Derek Hutchins is the superintendent of Crab Orchard Schools. It’s a district of only 530 students, east of the town of Marion, in southern Illinois. So he was surprised last week when his tech support guy showed up in his office with big news.
“He said, ‘You’ll never guess what’s going on today.’ I said, ‘No clue.’ He said, ‘We’re trying to get hacked.’ I said what do you mean? He said, ‘We’ve been hit in the last two hours with about 14,000 attacks trying to get through our firewall,’ ” Hutchins says.
Even more surprising: “The majority of (the attacks) were from North Korea and Russia,” Hutchins says. “So that tells me they’re just phishing. They’re trying to find, you know, ways that they can get into our system.”

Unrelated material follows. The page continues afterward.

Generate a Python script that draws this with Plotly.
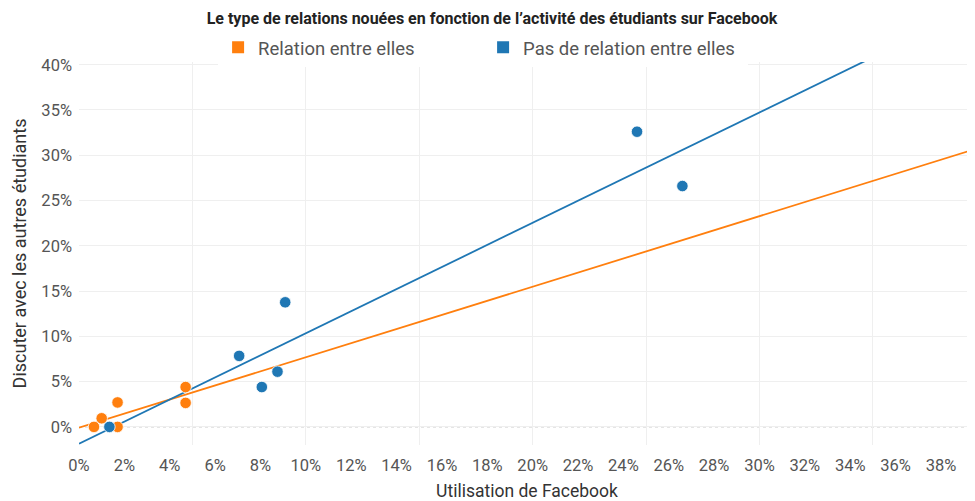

This week, the Wall Street Journal reported that school districts in Atlanta, Boston, and Los Angeles have been attacked by computer hackers stealing staff paychecks, hijacking student information and holding files for ransom.
Hutchins says his district benefits from being small (just about 530 students) and tech-savvy. The “tech guy” dedicated to maintaining school computers has a system that automatically backs up every machine, every evening.
Hutchins says that paid off when one person opened a phishing email and received a ransom request. Staff simply wiped that machine and used the backup data to restore it.